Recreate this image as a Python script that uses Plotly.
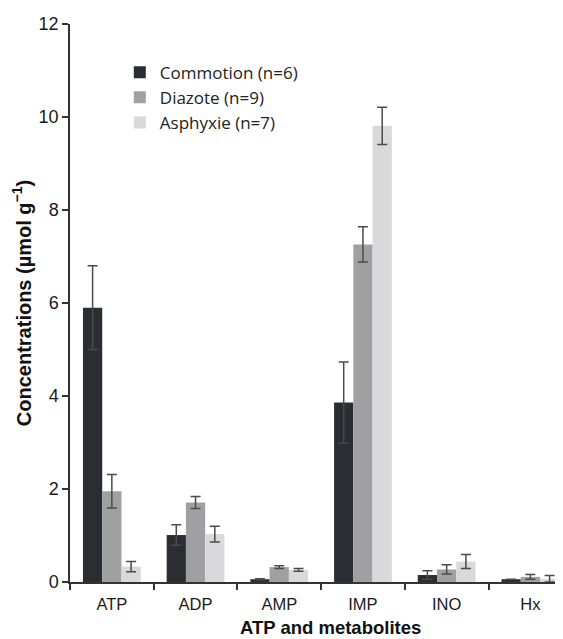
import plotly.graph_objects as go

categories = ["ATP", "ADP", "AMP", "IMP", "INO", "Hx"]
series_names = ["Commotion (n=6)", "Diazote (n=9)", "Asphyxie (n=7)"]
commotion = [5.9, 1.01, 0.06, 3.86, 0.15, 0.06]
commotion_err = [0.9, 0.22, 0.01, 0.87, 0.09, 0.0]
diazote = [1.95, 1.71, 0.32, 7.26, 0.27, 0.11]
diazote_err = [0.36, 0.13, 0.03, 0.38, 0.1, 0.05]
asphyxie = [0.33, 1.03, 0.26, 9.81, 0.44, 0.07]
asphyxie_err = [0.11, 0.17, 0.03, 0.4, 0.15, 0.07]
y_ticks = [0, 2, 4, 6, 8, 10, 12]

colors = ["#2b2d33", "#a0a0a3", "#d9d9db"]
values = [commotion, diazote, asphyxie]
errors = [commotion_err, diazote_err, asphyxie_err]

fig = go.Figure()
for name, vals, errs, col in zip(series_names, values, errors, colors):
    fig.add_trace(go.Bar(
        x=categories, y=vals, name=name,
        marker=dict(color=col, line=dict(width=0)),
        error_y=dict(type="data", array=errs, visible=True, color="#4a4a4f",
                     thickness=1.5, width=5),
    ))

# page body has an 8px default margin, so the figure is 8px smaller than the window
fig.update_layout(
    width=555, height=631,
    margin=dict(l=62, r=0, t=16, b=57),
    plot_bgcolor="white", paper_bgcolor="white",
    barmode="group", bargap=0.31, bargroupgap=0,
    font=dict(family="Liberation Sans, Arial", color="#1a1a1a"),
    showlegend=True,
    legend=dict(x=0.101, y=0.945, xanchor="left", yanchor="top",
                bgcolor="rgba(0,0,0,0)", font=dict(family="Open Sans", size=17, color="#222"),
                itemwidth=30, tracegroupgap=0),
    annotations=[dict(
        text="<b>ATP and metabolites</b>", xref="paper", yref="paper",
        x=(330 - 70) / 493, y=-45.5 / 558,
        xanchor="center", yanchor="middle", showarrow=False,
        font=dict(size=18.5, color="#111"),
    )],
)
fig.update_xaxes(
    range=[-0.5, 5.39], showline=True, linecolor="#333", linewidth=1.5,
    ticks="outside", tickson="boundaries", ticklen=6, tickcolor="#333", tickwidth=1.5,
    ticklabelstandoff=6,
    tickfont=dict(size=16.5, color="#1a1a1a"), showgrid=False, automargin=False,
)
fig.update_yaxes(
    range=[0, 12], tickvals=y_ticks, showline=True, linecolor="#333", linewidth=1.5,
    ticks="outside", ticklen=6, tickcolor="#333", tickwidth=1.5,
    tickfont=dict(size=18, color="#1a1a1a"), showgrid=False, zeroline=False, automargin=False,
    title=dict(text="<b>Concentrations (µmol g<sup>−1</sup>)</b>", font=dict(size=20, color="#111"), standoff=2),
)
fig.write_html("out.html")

**WORK TO DO:** The data should be printed again unchanged; leave its pictures out.

**TASK ANSWER:**
Recreate this image as a Python script that uses Plotly.
import plotly.graph_objects as go

categories = ["ATP", "ADP", "AMP", "IMP", "INO", "Hx"]
series_names = ["Commotion (n=6)", "Diazote (n=9)", "Asphyxie (n=7)"]
commotion = [5.9, 1.01, 0.06, 3.86, 0.15, 0.06]
commotion_err = [0.9, 0.22, 0.01, 0.87, 0.09, 0.0]
diazote = [1.95, 1.71, 0.32, 7.26, 0.27, 0.11]
diazote_err = [0.36, 0.13, 0.03, 0.38, 0.1, 0.05]
asphyxie = [0.33, 1.03, 0.26, 9.81, 0.44, 0.07]
asphyxie_err = [0.11, 0.17, 0.03, 0.4, 0.15, 0.07]
y_ticks = [0, 2, 4, 6, 8, 10, 12]

colors = ["#2b2d33", "#a0a0a3", "#d9d9db"]
values = [commotion, diazote, asphyxie]
errors = [commotion_err, diazote_err, asphyxie_err]

fig = go.Figure()
for name, vals, errs, col in zip(series_names, values, errors, colors):
    fig.add_trace(go.Bar(
        x=categories, y=vals, name=name,
        marker=dict(color=col, line=dict(width=0)),
        error_y=dict(type="data", array=errs, visible=True, color="#4a4a4f",
                     thickness=1.5, width=5),
    ))

# page body has an 8px default margin, so the figure is 8px smaller than the window
fig.update_layout(
    width=555, height=631,
    margin=dict(l=62, r=0, t=16, b=57),
    plot_bgcolor="white", paper_bgcolor="white",
    barmode="group", bargap=0.31, bargroupgap=0,
    font=dict(family="Liberation Sans, Arial", color="#1a1a1a"),
    showlegend=True,
    legend=dict(x=0.101, y=0.945, xanchor="left", yanchor="top",
                bgcolor="rgba(0,0,0,0)", font=dict(family="Open Sans", size=17, color="#222"),
                itemwidth=30, tracegroupgap=0),
    annotations=[dict(
        text="<b>ATP and metabolites</b>", xref="paper", yref="paper",
        x=(330 - 70) / 493, y=-45.5 / 558,
        xanchor="center", yanchor="middle", showarrow=False,
        font=dict(size=18.5, color="#111"),
    )],
)
fig.update_xaxes(
    range=[-0.5, 5.39], showline=True, linecolor="#333", linewidth=1.5,
    ticks="outside", tickson="boundaries", ticklen=6, tickcolor="#333", tickwidth=1.5,
    ticklabelstandoff=6,
    tickfont=dict(size=16.5, color="#1a1a1a"), showgrid=False, automargin=False,
)
fig.update_yaxes(
    range=[0, 12], tickvals=y_ticks, showline=True, linecolor="#333", linewidth=1.5,
    ticks="outside", ticklen=6, tickcolor="#333", tickwidth=1.5,
    tickfont=dict(size=18, color="#1a1a1a"), showgrid=False, zeroline=False, automargin=False,
    title=dict(text="<b>Concentrations (µmol g<sup>−1</sup>)</b>", font=dict(size=20, color="#111"), standoff=2),
)
fig.write_html("out.html")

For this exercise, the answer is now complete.